Monday, June 6, 2011

Day 73- Realization that I actually WANT to be a Belly Dancer

It's summertime, nbd.
I graduated, which was a bigger deal than I thought it would be... I mean I was all for getting my diploma and taking off and saying "forget it" to the huge mondo ceremony, but my family coerced me to do otherwise... And I can't say I'm not glad I did it. It was actually... fun.

AND then we got to do this Project Graduation thing, where we get locked in a gym for fun activities and such (to keep away from drugs and alcohol on grad night).
My favorite part was Zumba with an instructor named Tracy, later after the class she asked if I danced and I said I was a beginning bellydancer (etc.) and she gave me her card and said I was awesome and it showed (It was a longer conversation but you get the gist of it)

I was just so excited that I (ME) was recognized as a dancer.

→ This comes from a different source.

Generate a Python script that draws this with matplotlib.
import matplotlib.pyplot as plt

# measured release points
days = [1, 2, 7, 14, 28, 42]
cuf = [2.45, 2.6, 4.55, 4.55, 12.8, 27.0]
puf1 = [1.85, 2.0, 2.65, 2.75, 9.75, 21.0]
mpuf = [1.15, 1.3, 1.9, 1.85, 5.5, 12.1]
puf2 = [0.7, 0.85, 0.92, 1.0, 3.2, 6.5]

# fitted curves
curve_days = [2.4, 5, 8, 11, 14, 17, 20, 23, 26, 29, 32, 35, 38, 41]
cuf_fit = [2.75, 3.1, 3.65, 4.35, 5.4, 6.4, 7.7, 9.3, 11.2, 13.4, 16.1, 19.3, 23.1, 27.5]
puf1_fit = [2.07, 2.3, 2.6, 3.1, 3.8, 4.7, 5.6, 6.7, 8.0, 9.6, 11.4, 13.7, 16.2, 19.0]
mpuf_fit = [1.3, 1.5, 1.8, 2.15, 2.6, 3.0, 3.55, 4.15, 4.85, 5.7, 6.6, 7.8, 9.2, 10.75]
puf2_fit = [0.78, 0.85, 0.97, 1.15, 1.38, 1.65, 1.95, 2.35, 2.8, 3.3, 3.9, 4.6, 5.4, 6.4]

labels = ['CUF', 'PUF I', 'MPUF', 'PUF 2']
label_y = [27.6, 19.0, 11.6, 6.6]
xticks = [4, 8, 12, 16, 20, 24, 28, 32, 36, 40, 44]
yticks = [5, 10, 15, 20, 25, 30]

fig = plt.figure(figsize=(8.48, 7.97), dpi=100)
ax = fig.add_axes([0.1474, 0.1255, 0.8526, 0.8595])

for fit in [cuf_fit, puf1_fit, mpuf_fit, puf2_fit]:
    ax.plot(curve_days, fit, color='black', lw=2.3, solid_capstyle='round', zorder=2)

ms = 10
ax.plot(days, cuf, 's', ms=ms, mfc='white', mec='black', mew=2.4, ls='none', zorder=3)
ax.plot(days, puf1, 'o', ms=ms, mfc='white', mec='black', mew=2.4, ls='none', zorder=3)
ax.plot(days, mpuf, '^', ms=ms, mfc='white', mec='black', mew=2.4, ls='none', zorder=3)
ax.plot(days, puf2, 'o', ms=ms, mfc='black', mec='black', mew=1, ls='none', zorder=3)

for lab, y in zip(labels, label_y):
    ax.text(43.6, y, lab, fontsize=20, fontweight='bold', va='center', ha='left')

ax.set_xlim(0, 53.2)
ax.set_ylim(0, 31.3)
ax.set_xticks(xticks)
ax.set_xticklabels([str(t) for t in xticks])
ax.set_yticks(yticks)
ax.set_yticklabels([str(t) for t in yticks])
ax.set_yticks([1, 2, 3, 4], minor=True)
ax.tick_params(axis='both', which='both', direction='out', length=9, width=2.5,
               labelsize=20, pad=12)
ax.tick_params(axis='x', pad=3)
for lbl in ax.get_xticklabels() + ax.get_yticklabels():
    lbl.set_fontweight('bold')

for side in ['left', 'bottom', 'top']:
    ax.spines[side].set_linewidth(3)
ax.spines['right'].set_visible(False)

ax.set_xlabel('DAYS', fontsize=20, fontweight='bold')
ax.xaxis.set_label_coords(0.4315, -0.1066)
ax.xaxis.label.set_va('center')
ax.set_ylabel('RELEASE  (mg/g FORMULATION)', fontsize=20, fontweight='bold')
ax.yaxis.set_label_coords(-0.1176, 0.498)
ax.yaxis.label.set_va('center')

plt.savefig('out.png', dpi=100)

I used to have 2 left feet, but a couple classes and more recently BD DVDs and classes, morphed me... I never really realized how much, that I would actually get recognized.... even just at a school event.

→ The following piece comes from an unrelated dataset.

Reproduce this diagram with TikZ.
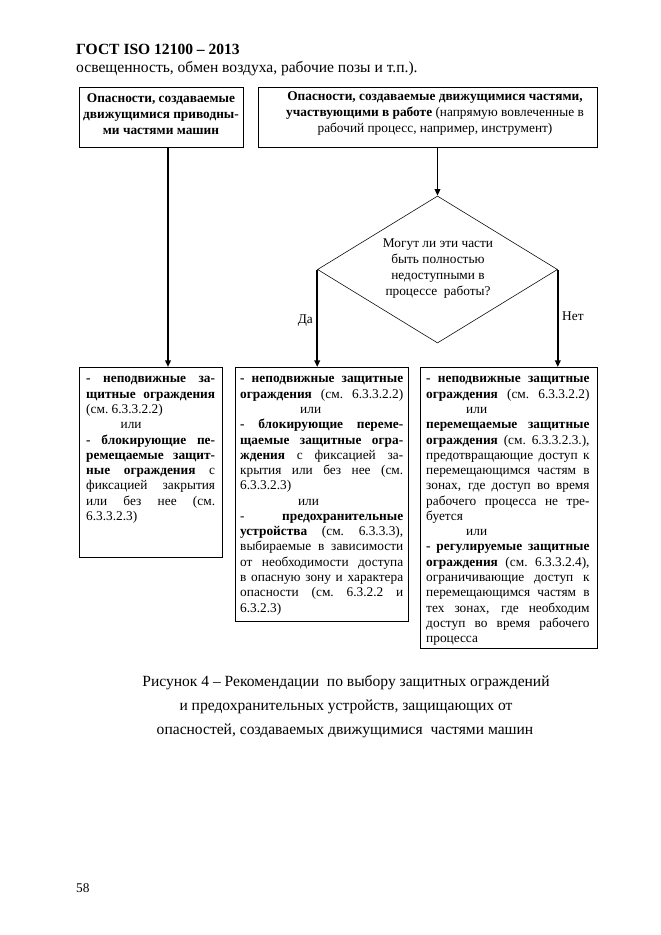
\documentclass[tikz,border=0pt]{standalone}
\usepackage{fontspec}
\setmainfont{Liberation Serif}
\usetikzlibrary{arrows.meta,shapes.geometric}
\newdimen\bxw
\newcommand{\jline}[1]{\noindent\hbox to\bxw{\strut#1}\par}
\newcommand{\lline}[1]{\noindent\hbox to\bxw{\strut#1\hfil}\par}
\newcommand{\ili}[1]{\noindent\hbox to\bxw{\strut\hskip#1 или\hfil}\par}
\newcommand{\boxsetup}[1]{\bxw=#1\relax\spaceskip=3pt plus 20pt minus 0.5pt\relax\xspaceskip=3pt plus 20pt minus 0.5pt\relax}
\begin{document}
\begin{tikzpicture}[x=0.9pt,y=-0.9pt,
  box/.style={draw,line width=0.8pt,anchor=north west,inner sep=0pt},
  boxtext/.style={anchor=north west,inner sep=0pt,font=\fontsize{12}{13.75}\selectfont},
  headtext/.style={align=center,inner sep=0pt,font=\fontsize{12}{14.4}\selectfont},
  conn/.style={line width=1.7pt,-{Triangle[length=6pt,width=5pt]}},
  plain/.style={inner sep=0pt,font=\fontsize{12}{14.4}\selectfont}]
\useasboundingbox[fill=white] (0,0) rectangle (661,935);
% header
\node[anchor=west,inner sep=0pt,font=\fontsize{14}{16}\selectfont\bfseries] (hdr) at (76,49) {ГОСТ ISO 12100 – 2013};
\node[anchor=west,inner sep=0pt,font=\fontsize{14}{16}\selectfont] (hdr2) at (76,69) {освещенность, обмен воздуха, рабочие позы и т.п.).};
% top boxes
\node[box,minimum width=147.6pt,minimum height=54pt] (A) at (79,87) {};
\node[headtext] (At) at (161,114) {\textbf{Опасности, создаваемые}\\\textbf{движущимися приводны-}\\\textbf{ми частями машин}};
\node[box,minimum width=305.1pt,minimum height=54pt] (B) at (258,87) {};
\node[headtext] (Bt) at (435,114) {\textbf{Опасности, создаваемые движущимися частями,}\\\textbf{участвующими в работе} (напрямую вовлеченные в\\рабочий процесс, например, инструмент)};
% decision
\node[draw,diamond,line width=0.5pt,minimum width=216pt,minimum height=132.3pt,inner sep=0pt] (Q) at (437.5,269.5) {};
\node[headtext] (Qt) at (438,269) {Могут ли эти части\\быть полностью\\недоступными в\\процессе\ \ работы?};
% bottom boxes
\node[box,minimum width=128.7pt,minimum height=171pt] (C) at (79,367) {};
\node[box,minimum width=155.7pt,minimum height=228.6pt] (D) at (235,367) {};
\node[box,minimum width=159.3pt,minimum height=252.5pt] (E) at (420,367) {};
\node[boxtext,text width=116pt] (Ct) at (86,372) {\boxsetup{116pt}%
\jline{\textbf{- неподвижные за-}}%
\jline{\textbf{щитные ограждения}}%
\lline{(см. 6.3.3.2.2)}%
\ili{31pt}%
\jline{\textbf{- блокирующие пе-}}%
\jline{\textbf{ремещаемые защит-}}%
\jline{\textbf{ные ограждения} с}%
\jline{фиксацией закрытия}%
\jline{или без нее (см.}%
\lline{6.3.3.2.3)}};
\node[boxtext,text width=146.7pt] (Dt) at (240,372) {\boxsetup{146.7pt}%
\jline{\textbf{- неподвижные защитные}}%
\jline{\textbf{ограждения} (см. 6.3.3.2.2)}%
\ili{54pt}%
\jline{\textbf{- блокирующие переме-}}%
\jline{\textbf{щаемые защитные огра-}}%
\jline{\textbf{ждения} с фиксацией за-}%
\jline{крытия или без нее (см.}%
\lline{6.3.3.2.3)}%
\ili{52pt}%
\jline{- \textbf{предохранительные}}%
\jline{\textbf{устройства} (см. 6.3.3.3),}%
\jline{выбираемые в зависимости}%
\jline{от необходимости доступа}%
\jline{в опасную зону и характера}%
\jline{опасности (см. 6.3.2.2 и}%
\lline{6.3.2.3)}};
\node[boxtext,text width=147pt] (Et) at (426,372) {\boxsetup{147pt}%
\jline{\textbf{- неподвижные защитные}}%
\jline{\textbf{ограждения} (см. 6.3.3.2.2)}%
\ili{36pt}%
\jline{\textbf{перемещаемые защитные}}%
\jline{\textbf{ограждения} (см. 6.3.3.2.3.),}%
\jline{предотвращающие доступ к}%
\jline{перемещающимся частям в}%
\jline{зонах, где доступ во время}%
\jline{рабочего процесса не тре-}%
\lline{буется}%
\ili{36pt}%
\jline{\textbf{- регулируемые защитные}}%
\jline{\textbf{ограждения} (см. 6.3.3.2.4),}%
\jline{ограничивающие доступ к}%
\jline{перемещающимся частям в}%
\jline{тех зонах, где необходим}%
\jline{доступ во время рабочего}%
\lline{процесса}};
% connectors
\coordinate (ax) at (168,0);
\draw[conn] (ax |- A.south) -- (ax |- C.north);
\draw[conn] (Q.north |- B.south) -- (Q.north);
\draw[conn] (Q.west) -- (Q.west |- D.north);
\draw[conn] (Q.east) -- (Q.east |- E.north);
\node[plain,anchor=east] (yes) at (313,321) {Да};
\node[plain,anchor=west] (no) at (562,316) {Нет};
% caption
\node[plain,font=\fontsize{14}{16}\selectfont] (cap1) at (346,683) {Рисунок 4 – Рекомендации\ \ по выбору защитных ограждений};
\node[plain,font=\fontsize{14}{16}\selectfont] (cap2) at (346,707) {и предохранительных устройств, защищающих от};
\node[plain,font=\fontsize{14}{16}\selectfont] (cap3) at (345,731) {опасностей, создаваемых движущимися\ \ частями машин};
\node[plain,anchor=west] (pg) at (76,888) {58};
\end{tikzpicture}
\end{document}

I don't know :) But it just makes me hungry to keep going with this journey that I'm on.
I never quite had this much certainty to do something with my life (other than acting... but that's a whole nother can of worms).
And it totally reminded me of something that I asked one my former chorus teacher.

I asked him, "was there ever a moment that you wanted to quit, to stop teaching?"
And he got this look in his eyes, filled with honesty and absolute truth, "No... There was not one moment where I wanted to quit. I knew from the moment I started teaching I didn't want to stop"

And the way he said that, with absolute surety, struck me. It wasn't a loud boisterous decleration, but a calm confession. And I realized in that moment how it applied to me. I had found something that I was (and am) absolutely sure that I wasn't going to quit on.
So I will keep going on this journey, and learning and growing.